Holm was hired by La Vie Parisienne, and later by the Persian Room at the Plaza Hotel to sing to their late-night supper club audiences after the "Oklahoma!" curtain fell.
The slender, blue-eyed blonde moved west to pursue a film career. "Hollywood is a good place to learn how to eat a salad without smearing your lipstick," she would say.
"Oscar Hammerstein told me, `You won't like it,'" and he was right, she said. Hollywood "was just too artificial. The values are entirely different. That balmy climate is so deceptive." She returned to New York after several years.
Her well-known films included "The Tender Trap" and "High Society" but others were less memorable. "I made two movies I've never even seen," she told an interviewer in 1991.
She attributed her drive to do charity work to her grandparents and parents who "were always volunteers in every direction."
She said she learned first-hand the power of empathy in 1943 when she performed in a ward of mental patients and got a big smile from one man she learned later had been uncommunicative for six months.
"I suddenly realized with a great sense of impact how valuable we are to each other," she said.
In 1979, she was knighted by King Olav of Norway.
In her early 70s, an interviewer asked if she had ever thought of retiring. "No. What for?" she replied. "If people retired, we wouldn't have had Laurence Olivier, Ralph Richardson, John Gielgud ... I think it's very important to hang on as long as we can."
In the 1990s, Holm and Gerald McRainey starred in the CBS's "Promised Land," a spinoff of "Touched by an Angel." In 1995, she joined such stars as Tony Randall and Jerry Stiller to lobby for state funding for the arts in Albany, N.Y. Her last big screen role was as Brendan Fraser's grandmother in the romance "Still Breathing."
Holm was married five times and is survived by two sons and three grandchildren.

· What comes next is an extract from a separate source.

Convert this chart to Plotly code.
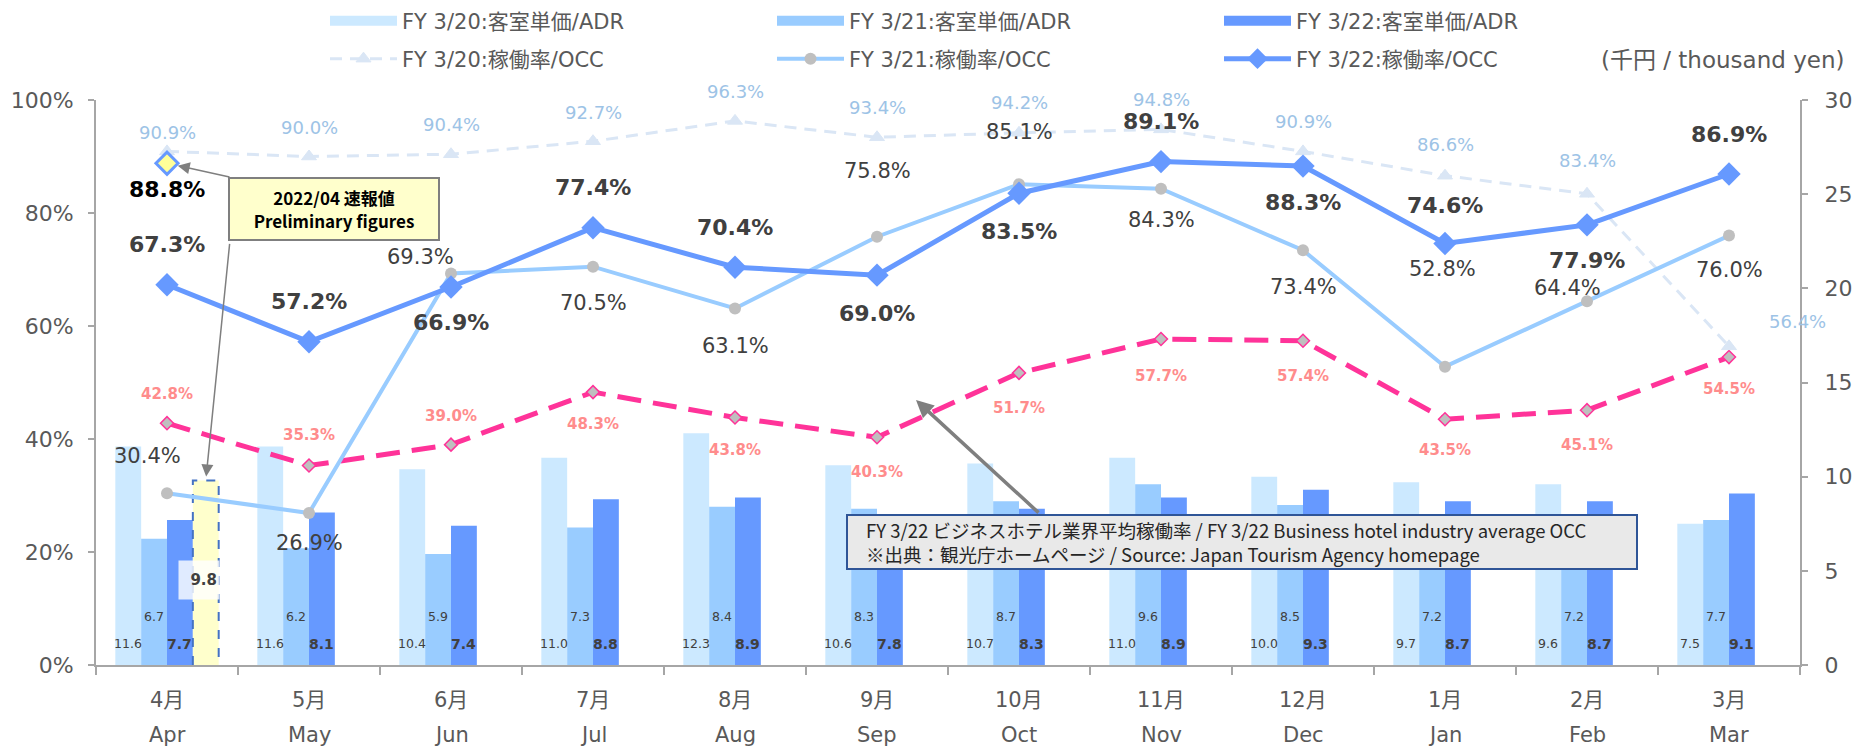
import plotly.graph_objects as go

# ---------------- data ----------------
months_jp = ["4月", "5月", "6月", "7月", "8月", "9月", "10月", "11月", "12月", "1月", "2月", "3月"]
months_en = ["Apr", "May", "Jun", "Jul", "Aug", "Sep", "Oct", "Nov", "Dec", "Jan", "Feb", "Mar"]

adr_fy20 = [11.6, 11.6, 10.4, 11.0, 12.3, 10.6, 10.7, 11.0, 10.0, 9.7, 9.6, 7.5]
adr_fy21 = [6.7, 6.2, 5.9, 7.3, 8.4, 8.3, 8.7, 9.6, 8.5, 7.2, 7.2, 7.7]
adr_fy22 = [7.7, 8.1, 7.4, 8.8, 8.9, 7.8, 8.3, 8.9, 9.3, 8.7, 8.7, 9.1]
adr_prelim = [9.8, None, None, None, None, None, None, None, None, None, None, None]

occ_fy20 = [90.9, 90.0, 90.4, 92.7, 96.3, 93.4, 94.2, 94.8, 90.9, 86.6, 83.4, 56.4]
occ_fy21 = [30.4, 26.9, 69.3, 70.5, 63.1, 75.8, 85.1, 84.3, 73.4, 52.8, 64.4, 76.0]
occ_fy22 = [67.3, 57.2, 66.9, 77.4, 70.4, 69.0, 83.5, 89.1, 88.3, 74.6, 77.9, 86.9]
occ_prelim = [88.8, None, None, None, None, None, None, None, None, None, None, None]
occ_industry = [42.8, 35.3, 39.0, 48.3, 43.8, 40.3, 51.7, 57.7, 57.4, 43.5, 45.1, 54.5]

names_adr = ["FY 3/20:客室単価/ADR", "FY 3/21:客室単価/ADR", "FY 3/22:客室単価/ADR"]
names_occ = ["FY 3/20:稼働率/OCC", "FY 3/21:稼働率/OCC", "FY 3/22:稼働率/OCC"]

# ---------------- styling ----------------
CJK = "Noto Sans CJK JP"
NUM = "DejaVu Sans"
MIX = "DejaVu Sans, Noto Sans CJK JP"
C20, C21, C22 = "#cce9ff", "#99ccff", "#6699ff"
AXC = "#a6a6a6"
TXT = "#595959"
DARK = "#404040"
PINK = "#ff3399"
PINK_T = "#ff8c8c"

BARGAP = 0.272
W = (1 - BARGAP) / 4
xs = list(range(len(months_jp)))


def slot(k):
    return [i + (k - 1.5) * W for i in xs]


# label offsets (pixels)
off20 = [19, 29, 30, 29, 29, 30, 30, 30, 30, 31, 33, 25]
dx20 = [0] * 11 + [68]
off21 = [37, -30, 16, -36, -38, 66, 52, -31, -37, 98, 13, -34]
dx21 = [-20, 0, -31, 0, 0, 0, 0, 0, 0, -3, -20, 0]
off22 = [40, 40, -35, 40, 40, -38, -38, 40, -36, 38, -36, 40]
offind = [29, 31, 29, -32, -32, -35, -35, -37, -35, -31, -35, -32]

fig = go.Figure()

# bars (ADR, right axis = yaxis)
for vals, col in [(adr_fy20, C20), (adr_fy21, C21), (adr_fy22, C22), (adr_prelim, "#ffffcc")]:
    fig.add_trace(go.Bar(x=xs, y=vals, marker=dict(color=col, line=dict(width=0)),
                         yaxis="y", showlegend=False, hoverinfo="skip"))

# dashed outline of the preliminary bar
c0 = xs[0] + 1.5 * W
v0 = adr_prelim[0]
fig.add_trace(go.Scatter(x=[c0 - W / 2, c0 - W / 2, c0 + W / 2, c0 + W / 2], y=[0, v0, v0, 0],
                         mode="lines", line=dict(color="#4472c4", width=2, dash="dash"),
                         yaxis="y", showlegend=False, hoverinfo="skip"))

# legend entries for bars
for nm, col in zip(names_adr, [C20, C21, C22]):
    fig.add_trace(go.Scatter(x=[None], y=[None], mode="lines", name=nm,
                             line=dict(color=col, width=12), legend="legend"))

# lines (OCC, left axis = yaxis2)
fig.add_trace(go.Scatter(x=xs, y=occ_industry, mode="lines+markers", yaxis="y2", showlegend=False,
                         line=dict(color=PINK, width=5, dash="24px,12px"),
                         marker=dict(symbol="diamond", size=10, color="#bfbfbf", line=dict(color=PINK, width=1.5))))
fig.add_trace(go.Scatter(x=xs, y=occ_fy20, mode="lines+markers", yaxis="y2", name=names_occ[0], legend="legend2",
                         line=dict(color="#dae6f5", width=3, dash="12px,8px"),
                         marker=dict(symbol="triangle-up", size=13, color="#dae6f5", line=dict(color="#dae6f5", width=1))))
fig.add_trace(go.Scatter(x=xs, y=occ_fy21, mode="lines+markers", yaxis="y2", name=names_occ[1], legend="legend2",
                         line=dict(color=C21, width=4),
                         marker=dict(symbol="circle", size=12, color="#bfbfbf")))
fig.add_trace(go.Scatter(x=xs, y=occ_fy22, mode="lines+markers", yaxis="y2", name=names_occ[2], legend="legend2",
                         line=dict(color=C22, width=5),
                         marker=dict(symbol="diamond", size=18, color=C22)))
fig.add_trace(go.Scatter(x=xs, y=occ_prelim, mode="markers", yaxis="y2", showlegend=False,
                         marker=dict(symbol="diamond", size=17, color="#ffff99", line=dict(color=C22, width=3))))

ann = []


def labels(vals, yref, dy, dx, font, bold=False):
    for i, v in enumerate(vals):
        if v is None:
            continue
        t = f"{v:.1f}%"
        if bold:
            t = f"<b>{t}</b>"
        ann.append(dict(x=xs[i], y=v, xref="x", yref=yref, text=t, showarrow=False,
                        yshift=dy[i], xshift=dx[i], font=font))


labels(occ_fy20, "y2", off20, dx20, dict(family=NUM, size=18, color="#9dc3e6"))
labels(occ_fy21, "y2", off21, dx21, dict(family=NUM, size=21, color=DARK))
labels(occ_fy22, "y2", off22, [0] * 12, dict(family=NUM, size=22, color=DARK), bold=True)
labels(occ_industry, "y2", offind, [0] * 12, dict(family=NUM, size=15, color=PINK_T), bold=True)
labels(occ_prelim, "y2", [-26] + [0] * 11, [0] * 12, dict(family=NUM, size=22, color="#000000"), bold=True)

# bar value labels
for vals, k, lvl, bold in [(adr_fy20, 0, 1.12, False), (adr_fy21, 1, 2.55, False), (adr_fy22, 2, 1.12, True)]:
    px_ = slot(k)
    for i, v in enumerate(vals):
        t = f"<b>{v:.1f}</b>" if bold else f"{v:.1f}"
        ann.append(dict(x=px_[i], y=lvl, xref="x", yref="y", text=t, showarrow=False,
                        font=dict(family=NUM, size=14 if bold else 12.5, color=DARK)))

# preliminary bar label
ann.append(dict(x=c0, y=4.5, xref="x", yref="y", text=f"<b>{adr_prelim[0]:.1f}</b>", showarrow=False,
                xanchor="center", yanchor="middle",
                xshift=-7, width=36, height=34, borderpad=2, align="right", bgcolor="rgba(255,255,255,0.8)",
                font=dict(family=NUM, size=15, color=DARK)))

# month labels
for i in xs:
    ann.append(dict(x=xs[i], y=0, xref="x", yref="paper", text=months_jp[i], showarrow=False,
                    yshift=-35, yanchor="middle", font=dict(family=MIX, size=21, color=TXT)))
    ann.append(dict(x=xs[i], y=0, xref="x", yref="paper", text=months_en[i], showarrow=False,
                    yshift=-70, yanchor="middle", font=dict(family=MIX, size=21, color=TXT)))

# unit label
ann.append(dict(x=1.027, y=1.071, xref="paper", yref="paper", xanchor="right", yanchor="middle",
                text="(千円 / thousand yen)", showarrow=False, font=dict(family=MIX, size=23, color=TXT)))

# preliminary callout box + arrows
ann.append(dict(x=0.1397, y=0.807, xref="paper", yref="paper", xanchor="center", yanchor="middle",
                text="<b>2022/04 速報値<br>Preliminary figures</b>",
                showarrow=False, width=204, height=56, bgcolor="#ffffcc", bordercolor="#7f7f7f", borderwidth=2,
                borderpad=2, font=dict(family=CJK, size=17, color="#000000")))
ann.append(dict(x=xs[0], y=occ_prelim[0], xref="x", yref="y2", text="", showarrow=True, ax=64, ay=14,
                arrowhead=2, arrowsize=1.6, arrowwidth=1.5, arrowcolor="#7f7f7f", standoff=11))
ann.append(dict(x=c0, y=v0, xref="x", yref="y", text="", showarrow=True, ax=24, ay=-238,
                arrowhead=2, arrowsize=1.6, arrowwidth=1.5, arrowcolor="#7f7f7f", standoff=4))

# industry note box + arrow
ann.append(dict(x=0.4812, y=0.469, xref="paper", yref="paper", text="", showarrow=True, ax=124, ay=114,
                arrowhead=2, arrowsize=1.0, arrowwidth=3.5, arrowcolor="#7f7f7f"))
ann.append(dict(x=(864 - 96) / 1704, y=0.2177, xref="paper", yref="paper", xanchor="left", yanchor="middle",
                align="left", showarrow=False,
                text="FY 3/22 ビジネスホテル業界平均稼働率 / FY 3/22 Business hotel industry average OCC<br>"
                     "※出典：観光庁ホームページ / Source: Japan Tourism Agency homepage",
                font=dict(family=CJK, size=18.5, color="#262626")))

shapes = [dict(type="rect", xref="paper", yref="paper",
               x0=(847 - 96) / 1704, x1=(1637 - 96) / 1704, y0=(665 - 569) / 565, y1=(665 - 515) / 565,
               fillcolor="#e9e9e9", line=dict(color="#2f5597", width=2), layer="above")]

axis_common = dict(showline=True, linecolor=AXC, linewidth=2, ticks="outside", ticklen=6, tickcolor=AXC,
                   tickwidth=2, showgrid=False, zeroline=False, tickfont=dict(family=NUM, size=22, color=TXT))

legend_common = dict(orientation="h", xref="container", yref="container", x=325 / 1853,
                     xanchor="left", yanchor="middle", entrywidth=365, entrywidthmode="pixels", itemwidth=67,
                     font=dict(family=MIX, size=21, color=TXT), bgcolor="rgba(0,0,0,0)", traceorder="normal")

fig.update_layout(
    width=1853, height=747, template="none",
    paper_bgcolor="white", plot_bgcolor="white",
    margin=dict(l=96, r=53, t=100, b=82),
    barmode="group", bargap=BARGAP, bargroupgap=0,
    xaxis=dict(range=[-0.5, 11.5], showline=True, linecolor=AXC, linewidth=2, showgrid=False, zeroline=False,
               tickvals=[i - 0.5 for i in range(len(xs) + 1)], ticks="outside", ticklen=8, tickcolor=AXC,
               tickwidth=2, showticklabels=False),
    yaxis=dict(range=[0, 30], dtick=5, tick0=0, side="right", ticklabelstandoff=12, **axis_common),
    yaxis2=dict(range=[0, 100], dtick=20, tick0=0, side="left", overlaying="y", ticksuffix="%",
                ticklabelstandoff=10, **axis_common),
    legend=dict(y=1 - 21 / 747, **legend_common),
    legend2=dict(y=1 - 59 / 747, **legend_common),
    annotations=ann, shapes=shapes,
    hovermode=False,
)

fig.write_html("out.html", config={"displayModeBar": False},
               post_script="document.body.style.margin='0';")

Her marriage in 1938 to director Ralph Nelson lasted a year but produced a son, Theodor Holm Nelson. In 1940, she married Francis Davies, an English auditor. In 1946, she married airline public relations executive A. Schuyler Dunning and they had a son, Daniel Dunning.
During her fourth marriage, to actor Robert Wesley Addy, whom she married in 1966, the two appeared together on stage when they could. In the mid-1960s, when neither had a project going, they put together a two-person show called "Interplay – An Evening of Theater-in-Concert" that toured the United States and was sent abroad by the State Department. Addy died in 1996.
Funeral arrangements for Holm were incomplete. The family is asking that any memorial donations be made to UNICEF, Arts Horizons or The Lillian Booth Actors Home of The Actors Fund in Englewood, N.J.